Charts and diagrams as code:
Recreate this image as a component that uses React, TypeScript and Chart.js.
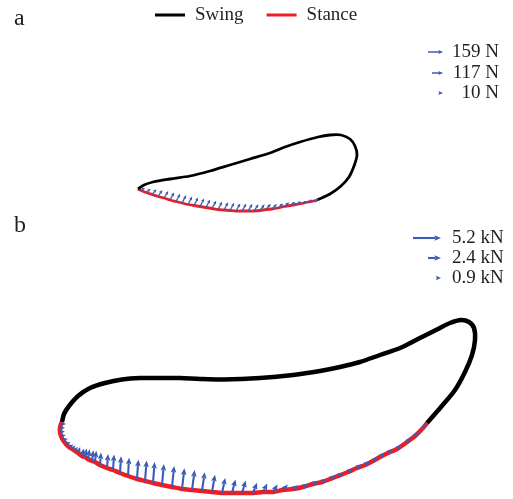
import { useEffect, useRef } from 'react';
import { Chart, registerables } from 'chart.js';

Chart.register(...registerables);

// ---------- data ----------
const LEGEND_LABELS = ['Swing', 'Stance'];
const PANEL_LABELS = ['a', 'b'];

// Panel a: foot trajectory (swing part), position units
const SWING_A_X = [317, 330, 341, 349, 354, 357, 355, 350, 341, 330, 318, 300, 285, 270, 250, 230, 210, 190, 170, 153, 144, 138];
const SWING_A_Y = [300, 306, 314, 323, 334, 345, 354, 361, 365, 365, 363, 358, 353, 347, 341, 335, 329, 324, 321, 318, 315, 311];
// Panel a: stance samples (where contact forces act)
const STANCE_A_X = [140, 146, 152, 158, 164, 170, 176, 182, 188, 194, 200, 206, 212, 218, 224, 230, 236, 242, 248, 254, 260, 266, 272, 278, 284, 290, 296, 302, 308, 314];
const STANCE_A_Y = [310, 307.5, 305.5, 303.5, 302, 300, 298.5, 297, 295.5, 294.5, 293.5, 292.5, 291.5, 290.5, 290, 289.5, 289, 289, 289, 289, 289.5, 290.5, 291, 292, 293.5, 294.5, 295.5, 296.5, 298, 299];
// Panel a: contact force (N)
const FORCE_A_X = [55, 50, 48, 46, 45, 44, 44, 44, 44, 44, 44, 44, 44, 44, 44, 44, 45, 45, 46, 47, 48, 50, 52, 54, 56, 57, 57, 56, 52, 48];
const FORCE_A_Y = [20, 40, 56, 68, 75, 80, 82, 83, 84, 84, 84, 84, 83, 83, 82, 82, 80, 78, 75, 71, 66, 60, 54, 48, 42, 36, 31, 27, 23, 19];
const KEY_A_VALUES = [159, 117, 10];
const KEY_A_UNIT = 'N';

// Panel b: foot trajectory (swing part)
const SWING_B_X = [427, 441, 455, 465, 472, 475, 474, 469, 461, 450, 438, 420, 400, 380, 360, 340, 320, 293, 260, 223, 200, 180, 160, 140, 122, 105, 90, 78, 69, 64, 62];
const SWING_B_Y = [77, 93, 110, 128, 145, 160, 172, 178, 180, 177, 171, 162, 152, 145, 138, 133, 129, 125, 122, 120.5, 121, 122, 122, 122, 120.5, 117, 112, 104, 94, 86, 78];
// Panel b: stance samples
const STANCE_B_X = [61, 60, 60, 61, 63, 66, 69, 72, 75, 78, 82, 85, 88, 92, 95, 100, 107, 113, 120, 128, 137, 145, 153, 162, 172, 182, 192, 202, 212, 222, 232, 242, 253, 263, 273, 283, 293, 303, 313, 322, 330, 338, 348, 357, 365, 373, 380, 388, 397, 407, 415, 423];
const STANCE_B_Y = [76, 72, 68, 64, 60, 56, 53, 51, 49, 47, 44, 43, 41, 39, 38, 35, 32, 30, 27, 24, 21, 19, 17, 15, 13, 11, 10, 9, 8, 7, 7, 7, 7, 8, 8, 10, 11, 13, 16, 18, 21, 24, 28, 32, 35, 39, 43, 47, 51, 58, 64, 72];
// Panel b: contact force (kN)
const FORCE_B_X = [0.8, 0.8, 0.8, 0.8, 0.8, 0.75, 0.7, 0.6, 0.5, 0.4, 0.35, 0.3, 0.3, 0.25, 0.25, 0.2, 0.2, 0.2, 0.2, 0.2, 0.25, 0.3, 0.3, 0.35, 0.4, 0.45, 0.5, 0.5, 0.55, 0.6, 0.65, 0.7, 0.75, 0.8, 0.85, 0.9, 0.95, 1.0, 1.0, 1.0, 1.0, 1.0, 1.0, 0.95, 0.95, 0.9, 0.9, 0.85, 0.8, 0.75, 0.7, 0.6];
const FORCE_B_Y = [0, 0.05, 0.1, 0.15, 0.2, 0.3, 0.4, 0.6, 0.8, 1.1, 1.4, 1.6, 1.8, 2.0, 2.1, 2.3, 2.6, 2.9, 3.1, 3.4, 3.6, 3.8, 3.9, 3.9, 3.9, 3.85, 3.7, 3.5, 3.2, 2.8, 2.5, 2.3, 1.9, 1.6, 1.4, 1.0, 0.7, 0.6, 0.6, 0.6, 0.65, 0.65, 0.7, 0.7, 0.75, 0.75, 0.8, 0.8, 0.85, 0.85, 0.85, 0.8];
const KEY_B_VALUES = [5.2, 2.4, 0.9];
const KEY_B_UNIT = 'kN';

// ---------- styles / layout ----------
const BLACK = '#000000';
const RED = '#ee1d23';
const BLUE = '#3a5cb4';
const TEXT = '#231f20';
const FONT = '"Liberation Serif", "Times New Roman", serif';
const QUIVER_A = 15 / 159; // position units per N
const QUIVER_B = 28 / 5.2; // position units per kN
const ARROW_A = { color: BLUE, shaft: 1.3, headLength: 3.6, headWidth: 3.4, minLength: 4 };
const ARROW_A_KEY = { color: BLUE, shaft: 1.5, headLength: 4.5, headWidth: 4, minLength: 4.5 };
const ARROW_B = { color: BLUE, shaft: 2.1, headLength: 6.5, headWidth: 5.6, minLength: 5 };
const LEGEND_COLORS = [BLACK, RED];

const pts = (xs: number[], ys: number[]) => xs.map((x, i) => ({ x, y: ys[i] }));

function drawArrow(ctx: CanvasRenderingContext2D, x0: number, y0: number, x1: number, y1: number, st: any, pivotTip: boolean) {
  const dx = x1 - x0;
  const dy = y1 - y0;
  const L = Math.hypot(dx, dy);
  if (!L) return;
  const ux = dx / L;
  const uy = dy / L;
  const Lp = Math.max(L, st.minLength);
  if (pivotTip) { x0 = x1 - ux * Lp; y0 = y1 - uy * Lp; } else { x1 = x0 + ux * Lp; y1 = y0 + uy * Lp; }
  let hl = st.headLength;
  let hw = st.headWidth;
  if (Lp < hl) { hw = (hw * Lp) / hl; hl = Lp; }
  const nx = -uy;
  const ny = ux;
  const hx = x1 - ux * hl;
  const hy = y1 - uy * hl;
  ctx.fillStyle = st.color;
  ctx.strokeStyle = st.color;
  if (Lp > hl + 0.1) {
    ctx.lineWidth = st.shaft;
    ctx.lineCap = 'butt';
    ctx.beginPath();
    ctx.moveTo(x0, y0);
    ctx.lineTo(hx + ux * 0.8, hy + uy * 0.8);
    ctx.stroke();
  }
  ctx.beginPath();
  ctx.moveTo(x1, y1);
  ctx.lineTo(hx + (nx * hw) / 2, hy + (ny * hw) / 2);
  ctx.lineTo(x1 - ux * hl * 0.85, y1 - uy * hl * 0.85);
  ctx.lineTo(hx - (nx * hw) / 2, hy - (ny * hw) / 2);
  ctx.closePath();
  ctx.fill();
}

const quiverPlugin = {
  id: 'quiver',
  afterDatasetsDraw(chart: any, _args: any, opts: any) {
    const { ctx } = chart;
    const xs = chart.scales.x;
    const ys = chart.scales.y;
    ctx.save();
    const field = (X: number[], Y: number[], FX: number[], FY: number[], q: number, st: any) => {
      X.forEach((x, i) => {
        const bx = xs.getPixelForValue(x);
        const by = ys.getPixelForValue(Y[i]);
        const tx = xs.getPixelForValue(x + FX[i] * q);
        const ty = ys.getPixelForValue(Y[i] + FY[i] * q);
        drawArrow(ctx, bx, by, tx, ty, st, false);
      });
    };
    field(STANCE_A_X, STANCE_A_Y, FORCE_A_X, FORCE_A_Y, QUIVER_A, ARROW_A);
    field(STANCE_B_X, STANCE_B_Y, FORCE_B_X, FORCE_B_Y, QUIVER_B, ARROW_B);

    // quiver keys
    const keys = [
      { values: KEY_A_VALUES, unit: KEY_A_UNIT, q: QUIVER_A, st: ARROW_A_KEY, ...opts.keyA },
      { values: KEY_B_VALUES, unit: KEY_B_UNIT, q: QUIVER_B, st: ARROW_B, ...opts.keyB },
    ];
    ctx.font = `${opts.fontSize}px ${FONT}`;
    ctx.textBaseline = 'middle';
    keys.forEach((k) => {
      k.values.forEach((v: number, i: number) => {
        const ty = ys.getPixelForValue(k.rows[i]);
        const tx = xs.getPixelForValue(k.tipX);
        const bx = xs.getPixelForValue(k.tipX - v * k.q);
        drawArrow(ctx, bx, ty, tx, ty, k.st, true);
        ctx.fillStyle = TEXT;
        ctx.textAlign = k.align;
        ctx.fillText(`${v} ${k.unit}`, xs.getPixelForValue(k.labelX), ty);
      });
    });

    // legend (line swatches)
    const lg = opts.legend;
    let lx = xs.getPixelForValue(lg.x);
    const ly = ys.getPixelForValue(lg.y);
    ctx.textAlign = 'left';
    ctx.textBaseline = 'middle';
    LEGEND_LABELS.forEach((t, i) => {
      ctx.fillStyle = LEGEND_COLORS[i];
      ctx.fillRect(lx, ly - lg.lineWidth / 2, lg.swatch, lg.lineWidth);
      lx += lg.swatch + lg.gap;
      ctx.fillStyle = TEXT;
      ctx.fillText(t, lx, ly);
      lx += ctx.measureText(t).width + lg.spacing;
    });

    // panel labels
    ctx.font = `${opts.panelFontSize}px ${FONT}`;
    ctx.textAlign = 'left';
    ctx.textBaseline = 'alphabetic';
    ctx.fillStyle = TEXT;
    PANEL_LABELS.forEach((t, i) => {
      ctx.fillText(t, xs.getPixelForValue(opts.panelPos[i][0]), ys.getPixelForValue(opts.panelPos[i][1]));
    });
    ctx.restore();
  },
};

export default function App() {
  const ref = useRef<HTMLCanvasElement | null>(null);
  useEffect(() => {
    document.body.style.margin = '0';
    document.body.style.overflow = 'hidden';
    const canvas = ref.current;
    if (!canvas) return;
    const line = (label: string, data: any[], color: string, width: number) => ({
      label,
      data,
      borderColor: color,
      backgroundColor: color,
      borderWidth: width,
      showLine: true,
      pointRadius: 0,
      tension: 0.3,
      fill: false,
    });
    const swingA = pts(SWING_A_X, SWING_A_Y);
    const swingB = pts(SWING_B_X, SWING_B_Y);
    const stanceA = [swingA[swingA.length - 1], ...pts(STANCE_A_X, STANCE_A_Y), swingA[0]];
    const stanceB = [swingB[swingB.length - 1], ...pts(STANCE_B_X, STANCE_B_Y), swingB[0]];
    const chart = new Chart(canvas, {
      type: 'scatter',
      data: {
        datasets: [
          line(LEGEND_LABELS[0], swingA, BLACK, 2.8),
          line(LEGEND_LABELS[1], stanceA, RED, 2.8),
          line(LEGEND_LABELS[0], swingB, BLACK, 4.5),
          line(LEGEND_LABELS[1], stanceB, RED, 4.5),
        ],
      },
      options: {
        responsive: false,
        animation: false,
        events: [],
        layout: { padding: 0 },
        scales: {
          x: { type: 'linear', min: 0, max: 513, display: false },
          y: { type: 'linear', min: 1, max: 500, display: false },
        },
        plugins: {
          tooltip: { enabled: false },
          legend: { display: false },
          quiver: {
            fontSize: 19,
            panelFontSize: 24,
            legend: { x: 155, y: 485, swatch: 30, lineWidth: 3, gap: 10, spacing: 23 },
            keyA: { tipX: 443, rows: [448, 427, 407], labelX: 499, align: 'right' },
            keyB: { tipX: 441, rows: [262, 242, 222], labelX: 452, align: 'left' },
            panelPos: [[14, 475], [14, 268]],
          },
        },
      } as any,
      plugins: [quiverPlugin],
    });
    return () => chart.destroy();
  }, []);
  return (
    <div style={{ width: 513, height: 499 }}>
      <canvas ref={ref} width={513} height={499} style={{ display: 'block' }} />
    </div>
  );
}
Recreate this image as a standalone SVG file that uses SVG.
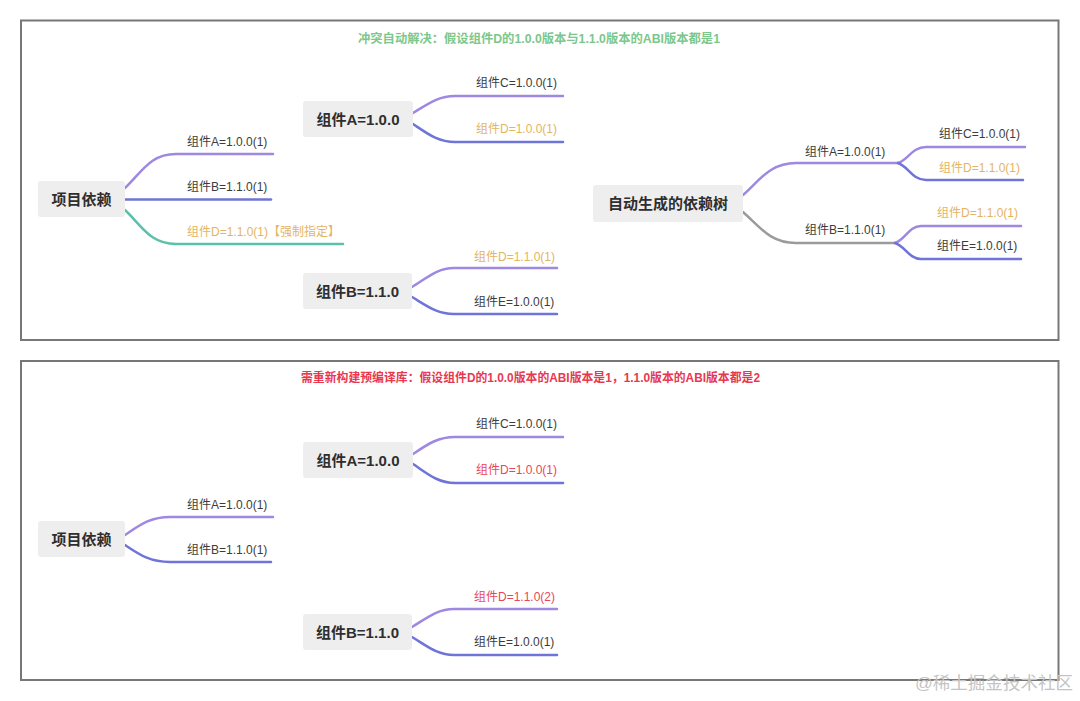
<svg xmlns="http://www.w3.org/2000/svg" width="1080" height="701" viewBox="0 0 1080 701">
<style>
text{font-family:"Liberation Sans","Noto Sans CJK SC",sans-serif}
.panel{fill:#fff;stroke:#777;stroke-width:2}
.box{fill:#eeeeee}
.bt{font-size:15px;font-weight:bold;fill:#2e2e2e;text-anchor:middle}
.lb{font-size:12px;fill:#3c3c3c}
.gold{fill:#e4b462}
.red{fill:#e8475a}
.ln{fill:none;stroke-width:2.5;stroke-linecap:round}
.pu{stroke:#9e88e2}
.bl{stroke:#6f74d8}
.te{stroke:#5cc0aa}
.gr{stroke:#9b9b9b}
.title{font-size:12px;font-weight:bold;text-anchor:middle}
</style>
<rect width="1080" height="701" fill="#fff"/>
<rect class="panel" x="21" y="20.5" width="1037.5" height="319.5"/>
<rect class="panel" x="21" y="361" width="1037.5" height="319"/>
<text class="title" x="539" y="43" fill="#7cc78b" textLength="362" lengthAdjust="spacingAndGlyphs">冲突自动解决：假设组件D的1.0.0版本与1.1.0版本的ABI版本都是1</text>
<text class="title" x="530.5" y="382" fill="#e8384f" textLength="459" lengthAdjust="spacingAndGlyphs">需重新构建预编译库：假设组件D的1.0.0版本的ABI版本是1，1.1.0版本的ABI版本都是2</text>
<g id="connectors">
<path class="ln pu" d="M125,188 C142,172 150,154 176,154 H273"/>
<path class="ln bl" d="M125,199.5 H271"/>
<path class="ln te" d="M125,210 C142,226 150,244 176,244 H343"/>
<path class="ln pu" d="M413,113 C428,104 438,96 455,96 H563"/>
<path class="ln bl" d="M413,124 C428,134 438,142 455,142 H563"/>
<path class="ln pu" d="M412,287 C427,278 437,268 454,268 H557"/>
<path class="ln bl" d="M412,297 C427,306 437,314 454,314 H557"/>
<path class="ln pu" d="M743,195 C760,180 770,163 796,163 H898"/>
<path class="ln gr" d="M743,212 C760,227 770,243 796,243 H895"/>
<path class="ln pu" d="M898,163 C908,160 912,147 926,147 H1025"/>
<path class="ln bl" d="M898,163 C908,166 912,180 926,180 H1023"/>
<path class="ln pu" d="M895,243 C905,240 909,226 921,226 H1021"/>
<path class="ln bl" d="M895,243 C905,246 909,259 921,259 H1021"/>
<path class="ln pu" d="M125,535 C140,525 150,517 170,517 H273"/>
<path class="ln bl" d="M125,545 C140,555 150,562 170,562 H271"/>
<path class="ln pu" d="M413,454 C428,444 438,437 455,437 H563"/>
<path class="ln bl" d="M413,464 C428,474 438,483 455,483 H563"/>
<path class="ln pu" d="M412,627 C427,618 437,609 454,609 H557"/>
<path class="ln bl" d="M412,637 C427,646 437,655 454,655 H557"/>
</g>
<g id="root-top"><rect class="box" x="38" y="181" width="87" height="36" rx="3"/><text class="bt" x="81.5" y="204.5">项目依赖</text></g>
<g id="compA-top"><rect class="box" x="303" y="101" width="110" height="36" rx="3"/><text class="bt" x="358" y="124.5">组件A=1.0.0</text></g>
<g id="compB-top"><rect class="box" x="303" y="273" width="109" height="36" rx="3"/><text class="bt" x="357.5" y="296.5">组件B=1.1.0</text></g>
<g id="auto-tree"><rect class="box" x="593" y="185" width="150" height="37" rx="3"/><text class="bt" x="668" y="209">自动生成的依赖树</text></g>
<g id="root-bottom"><rect class="box" x="38" y="521" width="87" height="36" rx="3"/><text class="bt" x="81.5" y="544.5">项目依赖</text></g>
<g id="compA-bottom"><rect class="box" x="303" y="442" width="110" height="36" rx="3"/><text class="bt" x="358" y="465.5">组件A=1.0.0</text></g>
<g id="compB-bottom"><rect class="box" x="303" y="614" width="109" height="36" rx="3"/><text class="bt" x="357.5" y="637.5">组件B=1.1.0</text></g>
<g id="labels">
<text class="lb" x="187" y="146">组件A=1.0.0(1)</text>
<text class="lb" x="187" y="191">组件B=1.1.0(1)</text>
<text class="lb gold" x="187" y="236">组件D=1.1.0(1)【强制指定】</text>
<text class="lb" x="476" y="87">组件C=1.0.0(1)</text>
<text class="lb gold" x="476" y="133">组件D=1.0.0(1)</text>
<text class="lb gold" x="474" y="261">组件D=1.1.0(1)</text>
<text class="lb" x="474" y="306">组件E=1.0.0(1)</text>
<text class="lb" x="805" y="156">组件A=1.0.0(1)</text>
<text class="lb" x="805" y="234">组件B=1.1.0(1)</text>
<text class="lb" x="939" y="138">组件C=1.0.0(1)</text>
<text class="lb gold" x="939" y="172">组件D=1.1.0(1)</text>
<text class="lb gold" x="937" y="217">组件D=1.1.0(1)</text>
<text class="lb" x="937" y="250">组件E=1.0.0(1)</text>
<text class="lb" x="187" y="509">组件A=1.0.0(1)</text>
<text class="lb" x="187" y="554">组件B=1.1.0(1)</text>
<text class="lb" x="476" y="428">组件C=1.0.0(1)</text>
<text class="lb red" x="476" y="474">组件D=1.0.0(1)</text>
<text class="lb red" x="474" y="601">组件D=1.1.0(2)</text>
<text class="lb" x="474" y="646">组件E=1.0.0(1)</text>
</g>
<text x="915" y="689" style="font-size:17px;fill:#c4c4c4" textLength="158" lengthAdjust="spacingAndGlyphs">@稀土掘金技术社区</text>
</svg>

AIM — Pictures do not belong in the copy. Repeat only the lines from the top of the records through the line containing "const KEY_A_UNIT = 'N';".

ANSWER TO THIS EXERCISE —
Recreate this image as a component that uses React, TypeScript and Chart.js.
import { useEffect, useRef } from 'react';
import { Chart, registerables } from 'chart.js';

Chart.register(...registerables);

// ---------- data ----------
const LEGEND_LABELS = ['Swing', 'Stance'];
const PANEL_LABELS = ['a', 'b'];

// Panel a: foot trajectory (swing part), position units
const SWING_A_X = [317, 330, 341, 349, 354, 357, 355, 350, 341, 330, 318, 300, 285, 270, 250, 230, 210, 190, 170, 153, 144, 138];
const SWING_A_Y = [300, 306, 314, 323, 334, 345, 354, 361, 365, 365, 363, 358, 353, 347, 341, 335, 329, 324, 321, 318, 315, 311];
// Panel a: stance samples (where contact forces act)
const STANCE_A_X = [140, 146, 152, 158, 164, 170, 176, 182, 188, 194, 200, 206, 212, 218, 224, 230, 236, 242, 248, 254, 260, 266, 272, 278, 284, 290, 296, 302, 308, 314];
const STANCE_A_Y = [310, 307.5, 305.5, 303.5, 302, 300, 298.5, 297, 295.5, 294.5, 293.5, 292.5, 291.5, 290.5, 290, 289.5, 289, 289, 289, 289, 289.5, 290.5, 291, 292, 293.5, 294.5, 295.5, 296.5, 298, 299];
// Panel a: contact force (N)
const FORCE_A_X = [55, 50, 48, 46, 45, 44, 44, 44, 44, 44, 44, 44, 44, 44, 44, 44, 45, 45, 46, 47, 48, 50, 52, 54, 56, 57, 57, 56, 52, 48];
const FORCE_A_Y = [20, 40, 56, 68, 75, 80, 82, 83, 84, 84, 84, 84, 83, 83, 82, 82, 80, 78, 75, 71, 66, 60, 54, 48, 42, 36, 31, 27, 23, 19];
const KEY_A_VALUES = [159, 117, 10];
const KEY_A_UNIT = 'N';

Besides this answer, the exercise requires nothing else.